Gather each line of the entries below that includes "this".

## begin RECORDS FOR THE TASK

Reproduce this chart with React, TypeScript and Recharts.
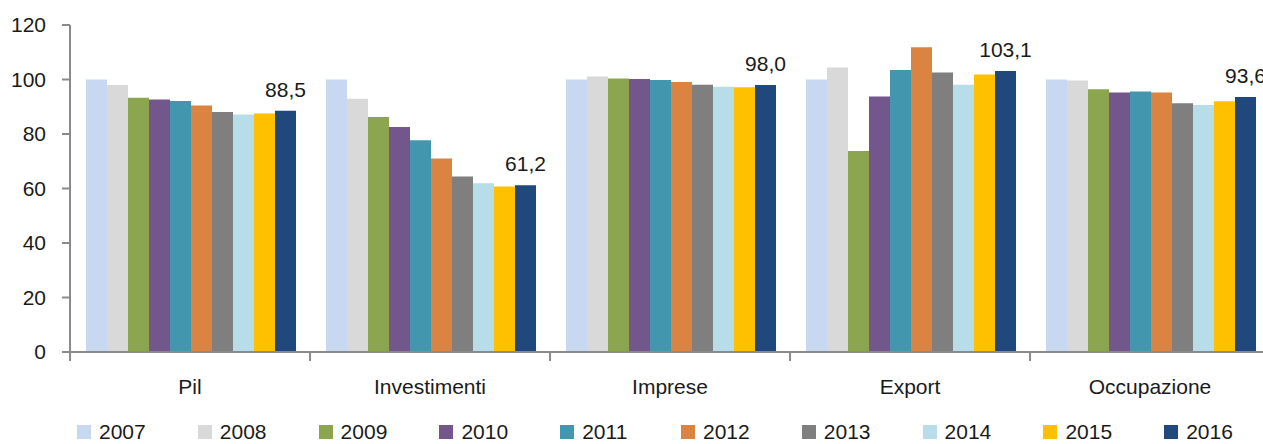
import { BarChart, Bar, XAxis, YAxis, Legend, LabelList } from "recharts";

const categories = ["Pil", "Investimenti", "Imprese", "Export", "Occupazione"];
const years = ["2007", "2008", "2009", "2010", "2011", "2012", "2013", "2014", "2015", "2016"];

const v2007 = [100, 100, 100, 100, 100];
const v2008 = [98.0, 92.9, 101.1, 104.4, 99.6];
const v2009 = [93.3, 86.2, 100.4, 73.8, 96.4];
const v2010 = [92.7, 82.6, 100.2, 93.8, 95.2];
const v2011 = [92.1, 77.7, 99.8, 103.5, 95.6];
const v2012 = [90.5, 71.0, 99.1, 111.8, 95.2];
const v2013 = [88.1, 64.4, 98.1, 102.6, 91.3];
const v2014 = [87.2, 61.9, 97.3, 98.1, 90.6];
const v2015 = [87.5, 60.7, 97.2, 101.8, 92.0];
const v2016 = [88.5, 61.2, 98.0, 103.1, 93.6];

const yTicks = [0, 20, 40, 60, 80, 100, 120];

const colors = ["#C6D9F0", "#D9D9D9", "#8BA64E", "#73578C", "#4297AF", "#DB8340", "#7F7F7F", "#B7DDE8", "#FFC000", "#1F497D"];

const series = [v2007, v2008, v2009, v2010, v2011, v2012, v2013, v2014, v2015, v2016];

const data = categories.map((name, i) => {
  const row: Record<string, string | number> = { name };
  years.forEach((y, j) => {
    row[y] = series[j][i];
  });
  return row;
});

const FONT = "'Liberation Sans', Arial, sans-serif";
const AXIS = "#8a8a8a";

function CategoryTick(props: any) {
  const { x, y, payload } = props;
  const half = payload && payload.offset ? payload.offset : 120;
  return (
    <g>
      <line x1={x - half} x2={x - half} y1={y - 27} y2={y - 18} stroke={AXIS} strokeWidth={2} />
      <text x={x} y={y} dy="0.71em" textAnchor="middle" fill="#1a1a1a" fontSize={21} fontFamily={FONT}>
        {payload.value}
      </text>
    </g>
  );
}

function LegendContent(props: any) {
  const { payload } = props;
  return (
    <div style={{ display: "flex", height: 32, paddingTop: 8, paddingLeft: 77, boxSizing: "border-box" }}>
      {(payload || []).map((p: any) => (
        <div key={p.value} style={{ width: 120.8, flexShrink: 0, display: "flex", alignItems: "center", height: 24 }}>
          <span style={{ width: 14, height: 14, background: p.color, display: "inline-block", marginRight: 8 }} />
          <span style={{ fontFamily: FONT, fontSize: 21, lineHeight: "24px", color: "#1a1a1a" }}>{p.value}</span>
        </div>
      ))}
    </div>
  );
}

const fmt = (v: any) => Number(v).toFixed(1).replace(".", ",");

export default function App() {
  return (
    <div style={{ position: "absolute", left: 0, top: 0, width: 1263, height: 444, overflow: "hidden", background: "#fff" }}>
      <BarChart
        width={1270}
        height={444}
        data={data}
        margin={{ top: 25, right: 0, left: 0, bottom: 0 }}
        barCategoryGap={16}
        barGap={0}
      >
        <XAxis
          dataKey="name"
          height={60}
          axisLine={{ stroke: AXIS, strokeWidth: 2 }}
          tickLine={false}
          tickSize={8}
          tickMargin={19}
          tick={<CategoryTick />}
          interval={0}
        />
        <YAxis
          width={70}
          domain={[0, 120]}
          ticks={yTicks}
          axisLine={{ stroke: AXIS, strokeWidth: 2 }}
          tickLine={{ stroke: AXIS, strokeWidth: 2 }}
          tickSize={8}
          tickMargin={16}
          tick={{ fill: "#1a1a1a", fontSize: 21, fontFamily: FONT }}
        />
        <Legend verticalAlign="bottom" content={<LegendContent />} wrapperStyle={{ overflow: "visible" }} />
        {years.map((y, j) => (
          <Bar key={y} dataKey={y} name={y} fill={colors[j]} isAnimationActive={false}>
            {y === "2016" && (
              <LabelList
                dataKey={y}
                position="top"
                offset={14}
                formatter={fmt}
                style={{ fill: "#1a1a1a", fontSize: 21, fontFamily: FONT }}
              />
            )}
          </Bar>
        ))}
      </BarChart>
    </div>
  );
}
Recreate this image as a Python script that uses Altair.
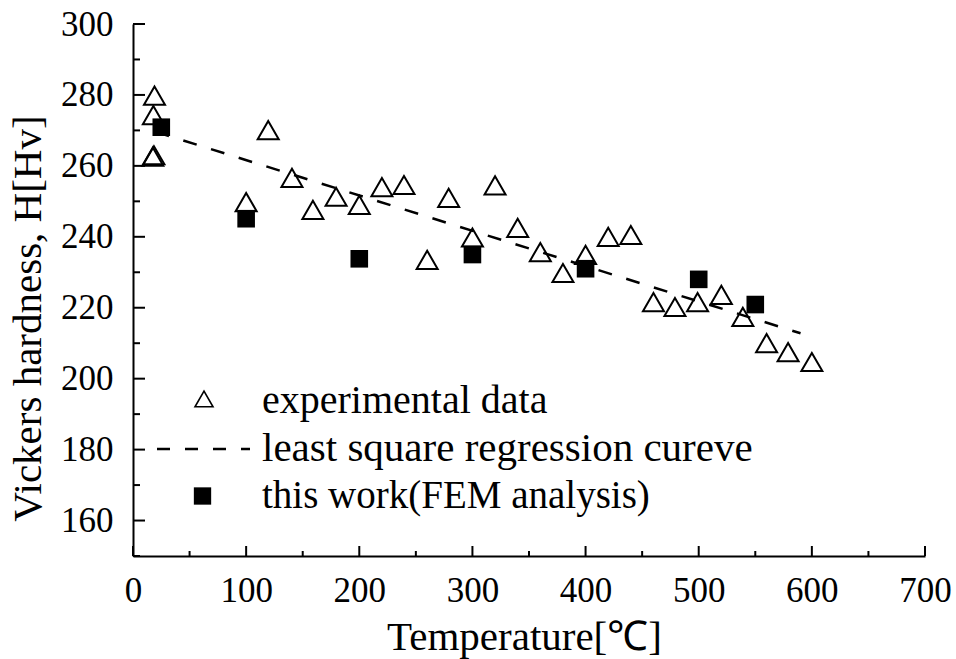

## end RECORDS FOR THE TASK

• OUTPUT OF THE TASK:
Reproduce this chart with React, TypeScript and Recharts.
Recreate this image as a Python script that uses Altair.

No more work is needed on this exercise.